-- start of Material for this exercise --
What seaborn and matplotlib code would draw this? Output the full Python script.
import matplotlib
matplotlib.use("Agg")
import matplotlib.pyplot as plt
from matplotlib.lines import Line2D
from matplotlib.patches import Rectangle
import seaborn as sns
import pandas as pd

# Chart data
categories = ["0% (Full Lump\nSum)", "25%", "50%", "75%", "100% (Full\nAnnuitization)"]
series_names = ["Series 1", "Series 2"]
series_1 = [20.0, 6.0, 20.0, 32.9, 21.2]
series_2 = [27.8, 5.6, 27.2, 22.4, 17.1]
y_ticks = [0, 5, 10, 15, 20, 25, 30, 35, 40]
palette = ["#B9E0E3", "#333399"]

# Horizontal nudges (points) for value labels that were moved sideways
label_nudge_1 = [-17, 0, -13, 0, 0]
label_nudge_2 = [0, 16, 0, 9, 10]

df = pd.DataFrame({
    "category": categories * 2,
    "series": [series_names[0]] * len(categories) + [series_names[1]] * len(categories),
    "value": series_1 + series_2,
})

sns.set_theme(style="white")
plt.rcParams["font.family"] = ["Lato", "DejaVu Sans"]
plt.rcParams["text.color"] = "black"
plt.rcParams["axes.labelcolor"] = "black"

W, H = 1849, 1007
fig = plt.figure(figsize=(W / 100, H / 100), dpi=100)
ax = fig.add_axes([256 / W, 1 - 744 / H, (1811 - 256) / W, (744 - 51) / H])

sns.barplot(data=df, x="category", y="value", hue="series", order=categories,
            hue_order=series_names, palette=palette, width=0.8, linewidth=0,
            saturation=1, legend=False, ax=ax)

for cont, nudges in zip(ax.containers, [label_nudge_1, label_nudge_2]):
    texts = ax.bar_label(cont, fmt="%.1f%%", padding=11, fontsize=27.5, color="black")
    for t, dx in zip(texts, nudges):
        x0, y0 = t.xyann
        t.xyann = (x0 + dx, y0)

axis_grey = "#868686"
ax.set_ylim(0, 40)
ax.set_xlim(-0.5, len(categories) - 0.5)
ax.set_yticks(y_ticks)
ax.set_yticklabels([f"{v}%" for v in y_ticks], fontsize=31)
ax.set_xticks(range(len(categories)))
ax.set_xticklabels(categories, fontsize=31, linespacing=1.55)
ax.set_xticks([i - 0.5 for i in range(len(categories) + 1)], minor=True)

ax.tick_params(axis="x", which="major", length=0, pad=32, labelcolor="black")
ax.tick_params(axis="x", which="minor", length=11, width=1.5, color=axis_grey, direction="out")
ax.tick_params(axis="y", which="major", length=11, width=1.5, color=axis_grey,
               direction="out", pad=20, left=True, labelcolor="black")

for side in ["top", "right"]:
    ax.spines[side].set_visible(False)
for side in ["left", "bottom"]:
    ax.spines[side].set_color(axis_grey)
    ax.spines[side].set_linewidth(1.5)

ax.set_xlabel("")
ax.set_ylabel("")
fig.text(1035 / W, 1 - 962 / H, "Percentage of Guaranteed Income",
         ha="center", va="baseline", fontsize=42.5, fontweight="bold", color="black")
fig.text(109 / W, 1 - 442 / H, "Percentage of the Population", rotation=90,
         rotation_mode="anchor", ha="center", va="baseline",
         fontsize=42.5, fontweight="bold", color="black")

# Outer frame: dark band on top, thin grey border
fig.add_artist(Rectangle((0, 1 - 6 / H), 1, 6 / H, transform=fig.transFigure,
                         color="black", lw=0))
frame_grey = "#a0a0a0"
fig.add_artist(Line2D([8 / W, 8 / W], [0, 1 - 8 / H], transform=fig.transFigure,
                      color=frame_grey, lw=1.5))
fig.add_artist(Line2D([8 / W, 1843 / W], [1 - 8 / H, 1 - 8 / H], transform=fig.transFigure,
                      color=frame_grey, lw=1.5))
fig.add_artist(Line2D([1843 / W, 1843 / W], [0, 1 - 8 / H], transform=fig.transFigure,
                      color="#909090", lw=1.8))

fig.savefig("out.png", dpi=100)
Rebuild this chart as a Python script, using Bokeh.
-- end of Material for this exercise --
Given task »
Write out the material exactly as given.

Exercise result »
What seaborn and matplotlib code would draw this? Output the full Python script.
import matplotlib
matplotlib.use("Agg")
import matplotlib.pyplot as plt
from matplotlib.lines import Line2D
from matplotlib.patches import Rectangle
import seaborn as sns
import pandas as pd

# Chart data
categories = ["0% (Full Lump\nSum)", "25%", "50%", "75%", "100% (Full\nAnnuitization)"]
series_names = ["Series 1", "Series 2"]
series_1 = [20.0, 6.0, 20.0, 32.9, 21.2]
series_2 = [27.8, 5.6, 27.2, 22.4, 17.1]
y_ticks = [0, 5, 10, 15, 20, 25, 30, 35, 40]
palette = ["#B9E0E3", "#333399"]

# Horizontal nudges (points) for value labels that were moved sideways
label_nudge_1 = [-17, 0, -13, 0, 0]
label_nudge_2 = [0, 16, 0, 9, 10]

df = pd.DataFrame({
    "category": categories * 2,
    "series": [series_names[0]] * len(categories) + [series_names[1]] * len(categories),
    "value": series_1 + series_2,
})

sns.set_theme(style="white")
plt.rcParams["font.family"] = ["Lato", "DejaVu Sans"]
plt.rcParams["text.color"] = "black"
plt.rcParams["axes.labelcolor"] = "black"

W, H = 1849, 1007
fig = plt.figure(figsize=(W / 100, H / 100), dpi=100)
ax = fig.add_axes([256 / W, 1 - 744 / H, (1811 - 256) / W, (744 - 51) / H])

sns.barplot(data=df, x="category", y="value", hue="series", order=categories,
            hue_order=series_names, palette=palette, width=0.8, linewidth=0,
            saturation=1, legend=False, ax=ax)

for cont, nudges in zip(ax.containers, [label_nudge_1, label_nudge_2]):
    texts = ax.bar_label(cont, fmt="%.1f%%", padding=11, fontsize=27.5, color="black")
    for t, dx in zip(texts, nudges):
        x0, y0 = t.xyann
        t.xyann = (x0 + dx, y0)

axis_grey = "#868686"
ax.set_ylim(0, 40)
ax.set_xlim(-0.5, len(categories) - 0.5)
ax.set_yticks(y_ticks)
ax.set_yticklabels([f"{v}%" for v in y_ticks], fontsize=31)
ax.set_xticks(range(len(categories)))
ax.set_xticklabels(categories, fontsize=31, linespacing=1.55)
ax.set_xticks([i - 0.5 for i in range(len(categories) + 1)], minor=True)

ax.tick_params(axis="x", which="major", length=0, pad=32, labelcolor="black")
ax.tick_params(axis="x", which="minor", length=11, width=1.5, color=axis_grey, direction="out")
ax.tick_params(axis="y", which="major", length=11, width=1.5, color=axis_grey,
               direction="out", pad=20, left=True, labelcolor="black")

for side in ["top", "right"]:
    ax.spines[side].set_visible(False)
for side in ["left", "bottom"]:
    ax.spines[side].set_color(axis_grey)
    ax.spines[side].set_linewidth(1.5)

ax.set_xlabel("")
ax.set_ylabel("")
fig.text(1035 / W, 1 - 962 / H, "Percentage of Guaranteed Income",
         ha="center", va="baseline", fontsize=42.5, fontweight="bold", color="black")
fig.text(109 / W, 1 - 442 / H, "Percentage of the Population", rotation=90,
         rotation_mode="anchor", ha="center", va="baseline",
         fontsize=42.5, fontweight="bold", color="black")

# Outer frame: dark band on top, thin grey border
fig.add_artist(Rectangle((0, 1 - 6 / H), 1, 6 / H, transform=fig.transFigure,
                         color="black", lw=0))
frame_grey = "#a0a0a0"
fig.add_artist(Line2D([8 / W, 8 / W], [0, 1 - 8 / H], transform=fig.transFigure,
                      color=frame_grey, lw=1.5))
fig.add_artist(Line2D([8 / W, 1843 / W], [1 - 8 / H, 1 - 8 / H], transform=fig.transFigure,
                      color=frame_grey, lw=1.5))
fig.add_artist(Line2D([1843 / W, 1843 / W], [0, 1 - 8 / H], transform=fig.transFigure,
                      color="#909090", lw=1.8))

fig.savefig("out.png", dpi=100)
Rebuild this chart as a Python script, using Bokeh.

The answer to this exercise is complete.